Затем пришла еще одна продовольственная посылка, посланная уже не из Франции, а из Нидерландов. А через некоторое время мать получила письмо с красивыми марками на конверте; в письме том Аня сообщила, что муж ее убил человека; в их загородный дом проник грабитель, и его-то и пристрелил Анин муж. И хотя убит вор, все же по тамошним законам Аниного мужа ждут судебные неприятности. Больше посылок от подруги мать не получала, да и писем, кажется, тоже.

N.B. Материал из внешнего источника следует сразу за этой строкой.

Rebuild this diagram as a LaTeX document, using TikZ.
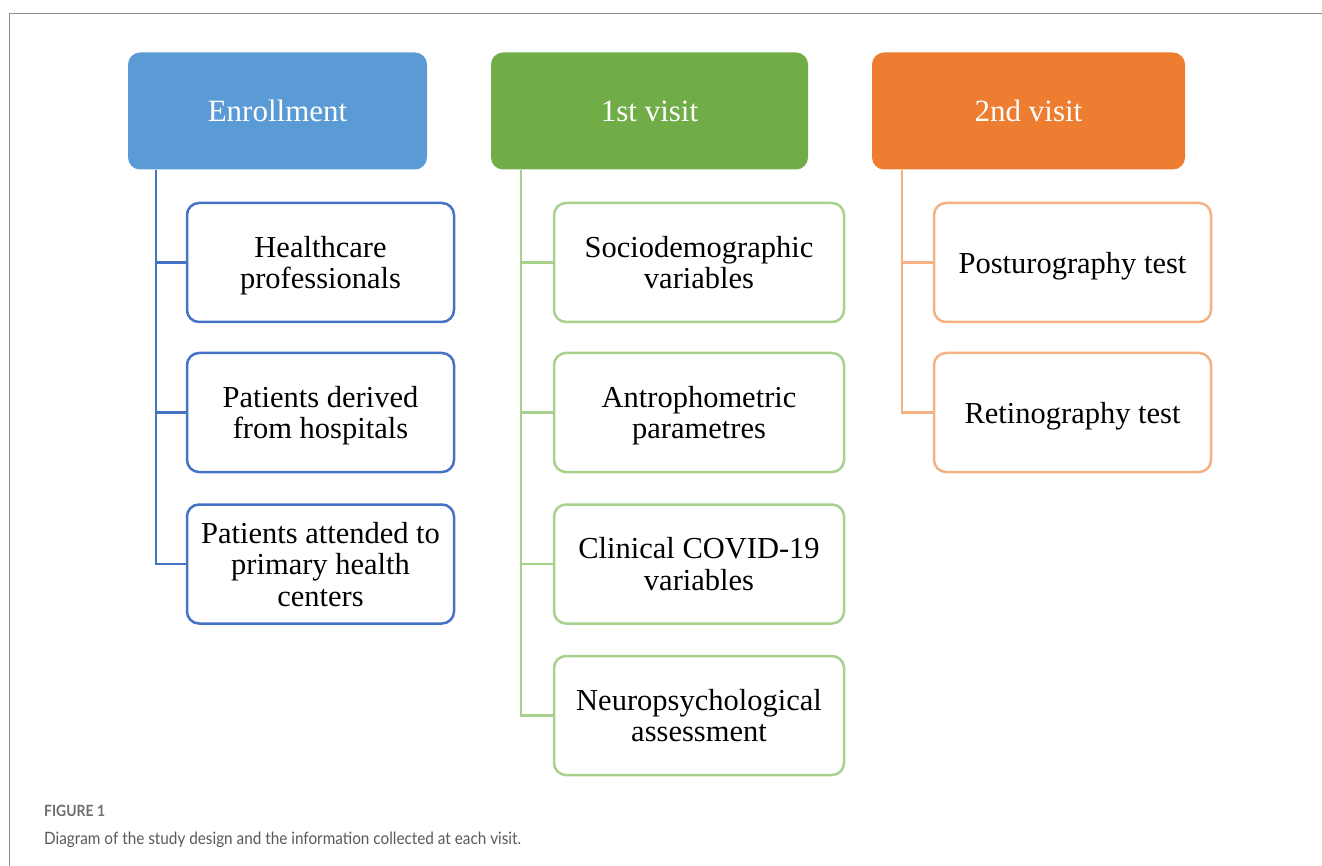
\documentclass[tikz,border=0pt]{standalone}
\usepackage{fontspec}
\setmainfont{Liberation Serif}
\newfontfamily\capfont[FakeStretch=0.9]{Lato}
\definecolor{hblue}{HTML}{5B9BD5}
\definecolor{bblue}{HTML}{4472C4}
\definecolor{hgreen}{HTML}{70AD47}
\definecolor{bgreen}{HTML}{A9D18E}
\definecolor{horange}{HTML}{ED7D31}
\definecolor{borange}{HTML}{F4B183}
\definecolor{framegray}{HTML}{8C8C8C}
\definecolor{capgray}{HTML}{6D6E71}
\definecolor{captext}{HTML}{58595B}
\begin{document}
\begin{tikzpicture}[x=1pt,y=-1pt,
  head/.style={rectangle, rounded corners=12pt, inner sep=0pt, minimum height=117pt,
    text=white, align=center, font=\fontsize{31}{31}\selectfont},
  child/.style={rectangle, draw, line width=2.5pt, rounded corners=12pt, fill=white,
    inner sep=0pt, minimum height=119pt, align=center, text=black, text depth=0pt,
    font=\fontsize{30.5}{31.5}\selectfont},
  conn/.style={line width=2.8pt}]
\useasboundingbox (0,0) rectangle (1322,866);
% frame
\draw[framegray, line width=1.4pt] (9.5,866) -- (9.5,13.5) -- (1322,13.5);

% headers
\node[head, fill=hblue, minimum width=299pt] (enr) at (277.5,111) {Enrollment};
\node[head, fill=hgreen, minimum width=317pt] (v1) at (649.5,111) {1st visit};
\node[head, fill=horange, minimum width=313pt] (v2) at (1028.5,111) {2nd visit};

% enrollment children
\node[child, draw=bblue, minimum width=267pt] (e1) at (320.5,262.5) {Healthcare\\professionals};
\node[child, draw=bblue, minimum width=267pt] (e2) at (320.5,412.5) {Patients derived\\from hospitals};
\node[child, draw=bblue, minimum width=267pt] (e3) at (320.5,564) {Patients attended to\\primary health\\centers};

% 1st visit children
\node[child, draw=bgreen, minimum width=290pt] (g1) at (699,262.5) {Sociodemographic\\variables};
\node[child, draw=bgreen, minimum width=290pt] (g2) at (699,412.5) {Antrophometric\\parametres};
\node[child, draw=bgreen, minimum width=290pt] (g3) at (699,564) {Clinical COVID-19\\variables};
\node[child, draw=bgreen, minimum width=290pt] (g4) at (699,715.5) {Neuropsychological\\assessment};

% 2nd visit children
\node[child, draw=borange, minimum width=277pt] (o1) at (1072.5,262.5) {Posturography test};
\node[child, draw=borange, minimum width=277pt] (o2) at (1072.5,412.5) {Retinography test};

% trunks
\coordinate (et) at (156,170);
\coordinate (gt) at (521,170);
\coordinate (ot) at (902,170);

\draw[conn, bblue] (enr.south -| et) |- (e3.west);
\draw[conn, bblue] (e1.west -| et) -- (e1.west);
\draw[conn, bblue] (e2.west -| et) -- (e2.west);

\draw[conn, bgreen] (v1.south -| gt) |- (g4.west);
\draw[conn, bgreen] (g1.west -| gt) -- (g1.west);
\draw[conn, bgreen] (g2.west -| gt) -- (g2.west);
\draw[conn, bgreen] (g3.west -| gt) -- (g3.west);

\draw[conn, borange] (v2.south -| ot) |- (o2.west);
\draw[conn, borange] (o1.west -| ot) -- (o1.west);

% caption
\node[anchor=base west, inner sep=0pt, text=capgray, font=\capfont\bfseries\fontsize{15.5}{15.5}\selectfont] (fig) at (44,816) {FIGURE 1};
\node[anchor=base west, inner sep=0pt, text=captext, font=\capfont\fontsize{17}{17}\selectfont] (cap) at (44,844) {Diagram of the study design and the information collected at each visit.};
\end{tikzpicture}
\end{document}
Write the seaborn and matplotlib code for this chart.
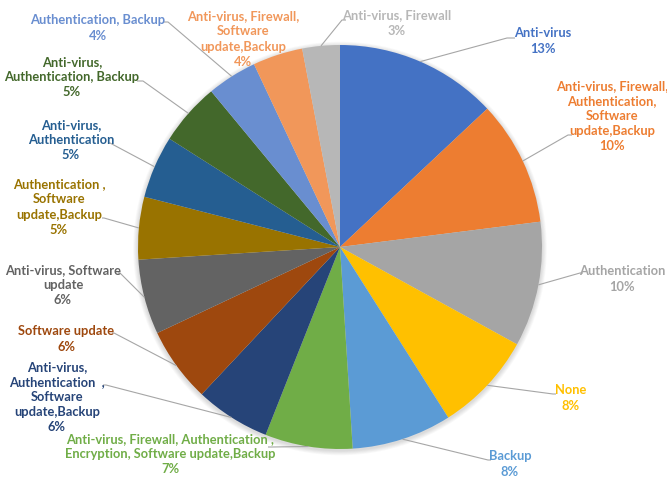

28. ПУТЕШЕСТВИЕ БЕЗ УДОБСТВ
Приближалось 12 января 1924 года, мне исполнялось девять лет. Прежде ко дню рождения мать всегда готовила что-нибудь вкусное и непременно делала подарок -- разумеется, по тогдашним средствам и возможностям. Но на сей раз она заранее сказала, что никаких презентов ожидать мне не следует, я не заслуживаю их. Такое предуведомление огорчило меня и даже озлобило; быть может, именно оно и подтолкнуло меня к бегству из дома.
Случилось так, что в первых числах января к матери заглянула детдомовская фельдшерица Анна Васильевна, добрая знакомая ее еще по Хмелеву, а теперь служившая в рамушевском детдоме. Она вручила матери письмо от Зои Арсеньевны; в те времена многие старались пользоваться оказией, чтобы избежать расходов на марки. Фельдшерица приехала в Старую Руссу за медикаментами, а кроме того, привезла к зубному врачу двух детдомовцев: Витьку (он был из старшей спальни, фамилии и клички его не помню) и Колю Ситника (Ситникова), с которым я в детдоме дружил. Анна Васильевна зашла к нам вместе с ними, и, пока она беседовала с матерью, у меня с ребятами в сторонке шел свой тихий разговор. Сперва я пытался всякими неуклюжими иносказаниями выведать что-нибудь о Леле, но ничего из этого не вышло: ребят Леля совсем не интересовала, они, видно, считали ее самой обыкновенной девочкой. Затем я начал жаловаться на свои учебные трудности. Надо думать, я все преувеличил, получились уже не трудности, а ужасы, и Витька сказал мне, что дурак я, если терплю такое, -- мне надо со всех ног уматывать и из школы, и из дому. Коля Ситник присоединился к его вескому мнению. Я удивился, как эта мысль о бегстве самому мне раньше не пришла в голову. Но одному бежать страшновато... И вдруг выяснилось, что ребята тоже готовы удрать из детдома. На этом разговор наш прервался, так как Анна Васильевна собралась уходить.
Через день или два, часа в четыре вечера, когда чуть-чуть смеркалось, я сидел в комнате один -- мать ушла с сестрой на прогулку, -- и вдруг входит Коля Ситник.
-- Витька на бану дожидается! Похряли туда! -- заявил он с ходу. -- Или ты сдрейфил?